Job | Can you copy out the data exactly? Leave the images out.

-- BEGIN --

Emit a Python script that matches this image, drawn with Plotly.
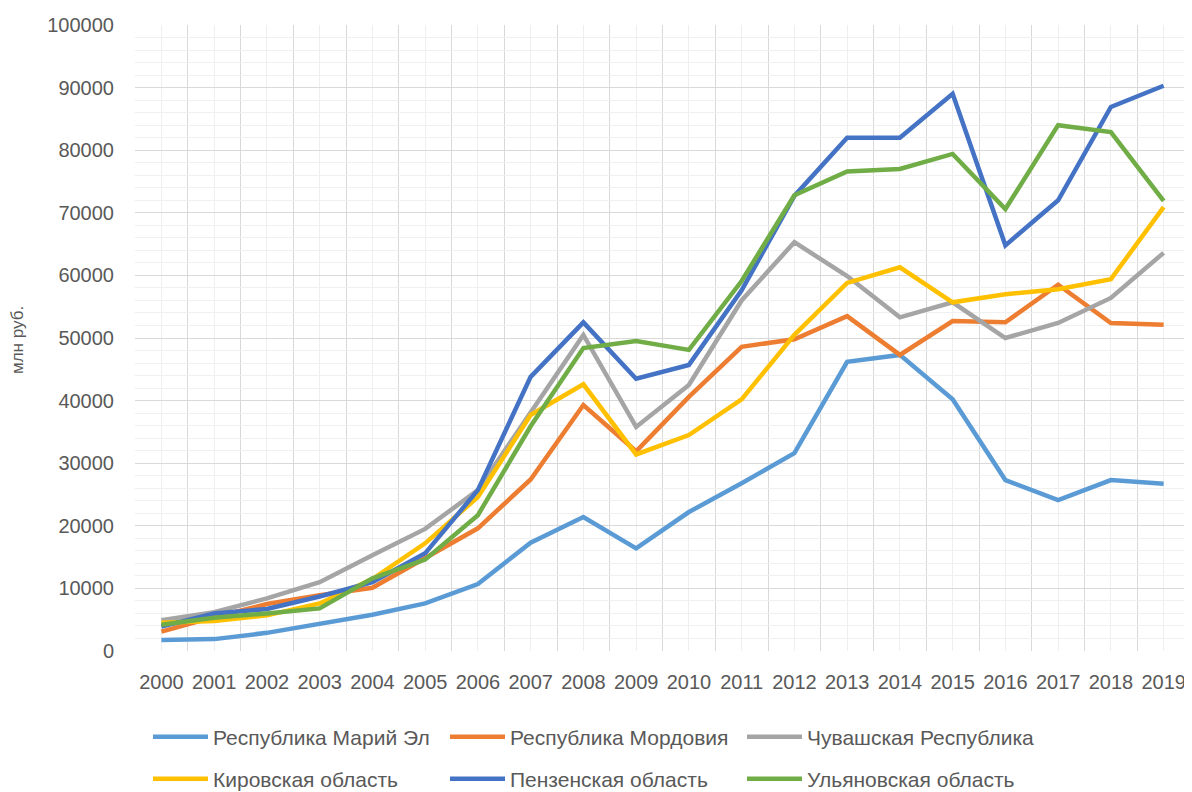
import plotly.graph_objects as go

years = list(range(2000, 2020))

mari_el = [1750, 1900, 2900, 4300, 5800, 7600, 10700, 17300, 21400, 16400,
           22200, 26800, 31600, 46200, 47300, 40200, 27300, 24100, 27300, 26700]
mordovia = [3100, 5400, 7500, 8900, 10100, 14800, 19600, 27400, 39300, 31900,
            40600, 48600, 49800, 53500, 47300, 52700, 52500, 58500, 52400, 52100]
chuvash = [4900, 6200, 8400, 11000, 15300, 19500, 25700, 38000, 50500, 35800,
           42500, 56000, 65300, 59900, 53300, 55700, 50000, 52400, 56400, 63600]
kirov = [4500, 4800, 5700, 7600, 11500, 17200, 24600, 37700, 42600, 31400,
         34500, 40200, 50500, 58800, 61300, 55700, 57000, 57800, 59400, 70900]
penza = [3900, 6000, 6700, 8700, 11000, 15600, 25700, 43800, 52500, 43500,
         45700, 57600, 72700, 82000, 82000, 89000, 64800, 72000, 86900, 90300]
ulyanovsk = [4200, 5300, 6000, 6800, 11600, 14600, 21700, 35900, 48400, 49500,
             48100, 59100, 72800, 76600, 77000, 79400, 70600, 84000, 82900, 71900]

series = [
    ("Республика Марий Эл", mari_el, "#5B9BD5", "legend"),
    ("Республика Мордовия", mordovia, "#ED7D31", "legend"),
    ("Чувашская Республика", chuvash, "#A5A5A5", "legend"),
    ("Кировская область", kirov, "#FFC000", "legend2"),
    ("Пензенская область", penza, "#4472C4", "legend2"),
    ("Ульяновская область", ulyanovsk, "#70AD47", "legend2"),
]

font = "Liberation Sans"
grey = "#595959"

# the page body adds an 8px offset, so the figure is shifted by 8px
W, H = 1184, 784

fig = go.Figure()
for name, vals, color, leg in series:
    fig.add_trace(go.Scatter(x=years, y=vals, name=name, mode="lines",
                             line=dict(color=color, width=4.5), legend=leg))

legend_style = dict(orientation="h", xref="container", yref="container",
                    x=140 / W, xanchor="left", yanchor="middle",
                    entrywidth=227, entrywidthmode="pixels", itemwidth=55,
                    font=dict(family=font, size=21, color=grey),
                    bgcolor="rgba(0,0,0,0)")

fig.update_layout(
    width=W, height=H,
    margin=dict(l=127, r=2, t=17, b=H - 643),
    plot_bgcolor="white", paper_bgcolor="white",
    font=dict(family=font, color=grey),
    legend=dict(legend_style, y=1 - 729 / H),
    legend2=dict(legend_style, y=1 - 771 / H),
    xaxis=dict(
        range=[1999.5, 2019.5], tickvals=years,
        tickfont=dict(size=20, color=grey),
        showgrid=True, gridcolor="#EFEFEF", gridwidth=1,
        ticks="", ticklabelstandoff=17, zeroline=False, automargin=False,
        minor=dict(tickvals=[y - 0.5 for y in years] + [2019.5], showgrid=True,
                   gridcolor="#D9D9D9", gridwidth=1),
    ),
    yaxis=dict(
        range=[0, 100000], dtick=10000, tickformat="d",
        tickfont=dict(size=20, color=grey),
        showgrid=True, gridcolor="#D9D9D9", gridwidth=1,
        ticks="", ticklabelstandoff=20, zeroline=False, automargin=False,
        showline=False,
        minor=dict(dtick=2000, showgrid=True, gridcolor="#F0F0F0", gridwidth=1),
    ),
    annotations=[dict(text="млн руб.", xref="paper", yref="paper",
                      x=(18 - 135) / 1055, y=(651 - 340) / 626, textangle=-90,
                      xanchor="center", yanchor="middle",
                      showarrow=False, font=dict(family=font, size=17, color=grey))],
)

fig.write_html("out.html")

-- END --

Answer for the task |
Emit a Python script that matches this image, drawn with Plotly.
import plotly.graph_objects as go

years = list(range(2000, 2020))

mari_el = [1750, 1900, 2900, 4300, 5800, 7600, 10700, 17300, 21400, 16400,
           22200, 26800, 31600, 46200, 47300, 40200, 27300, 24100, 27300, 26700]
mordovia = [3100, 5400, 7500, 8900, 10100, 14800, 19600, 27400, 39300, 31900,
            40600, 48600, 49800, 53500, 47300, 52700, 52500, 58500, 52400, 52100]
chuvash = [4900, 6200, 8400, 11000, 15300, 19500, 25700, 38000, 50500, 35800,
           42500, 56000, 65300, 59900, 53300, 55700, 50000, 52400, 56400, 63600]
kirov = [4500, 4800, 5700, 7600, 11500, 17200, 24600, 37700, 42600, 31400,
         34500, 40200, 50500, 58800, 61300, 55700, 57000, 57800, 59400, 70900]
penza = [3900, 6000, 6700, 8700, 11000, 15600, 25700, 43800, 52500, 43500,
         45700, 57600, 72700, 82000, 82000, 89000, 64800, 72000, 86900, 90300]
ulyanovsk = [4200, 5300, 6000, 6800, 11600, 14600, 21700, 35900, 48400, 49500,
             48100, 59100, 72800, 76600, 77000, 79400, 70600, 84000, 82900, 71900]

series = [
    ("Республика Марий Эл", mari_el, "#5B9BD5", "legend"),
    ("Республика Мордовия", mordovia, "#ED7D31", "legend"),
    ("Чувашская Республика", chuvash, "#A5A5A5", "legend"),
    ("Кировская область", kirov, "#FFC000", "legend2"),
    ("Пензенская область", penza, "#4472C4", "legend2"),
    ("Ульяновская область", ulyanovsk, "#70AD47", "legend2"),
]

font = "Liberation Sans"
grey = "#595959"

# the page body adds an 8px offset, so the figure is shifted by 8px
W, H = 1184, 784

fig = go.Figure()
for name, vals, color, leg in series:
    fig.add_trace(go.Scatter(x=years, y=vals, name=name, mode="lines",
                             line=dict(color=color, width=4.5), legend=leg))

legend_style = dict(orientation="h", xref="container", yref="container",
                    x=140 / W, xanchor="left", yanchor="middle",
                    entrywidth=227, entrywidthmode="pixels", itemwidth=55,
                    font=dict(family=font, size=21, color=grey),
                    bgcolor="rgba(0,0,0,0)")

fig.update_layout(
    width=W, height=H,
    margin=dict(l=127, r=2, t=17, b=H - 643),
    plot_bgcolor="white", paper_bgcolor="white",
    font=dict(family=font, color=grey),
    legend=dict(legend_style, y=1 - 729 / H),
    legend2=dict(legend_style, y=1 - 771 / H),
    xaxis=dict(
        range=[1999.5, 2019.5], tickvals=years,
        tickfont=dict(size=20, color=grey),
        showgrid=True, gridcolor="#EFEFEF", gridwidth=1,
        ticks="", ticklabelstandoff=17, zeroline=False, automargin=False,
        minor=dict(tickvals=[y - 0.5 for y in years] + [2019.5], showgrid=True,
                   gridcolor="#D9D9D9", gridwidth=1),
    ),
    yaxis=dict(
        range=[0, 100000], dtick=10000, tickformat="d",
        tickfont=dict(size=20, color=grey),
        showgrid=True, gridcolor="#D9D9D9", gridwidth=1,
        ticks="", ticklabelstandoff=20, zeroline=False, automargin=False,
        showline=False,
        minor=dict(dtick=2000, showgrid=True, gridcolor="#F0F0F0", gridwidth=1),
    ),
    annotations=[dict(text="млн руб.", xref="paper", yref="paper",
                      x=(18 - 135) / 1055, y=(651 - 340) / 626, textangle=-90,
                      xanchor="center", yanchor="middle",
                      showarrow=False, font=dict(family=font, size=17, color=grey))],
)

fig.write_html("out.html")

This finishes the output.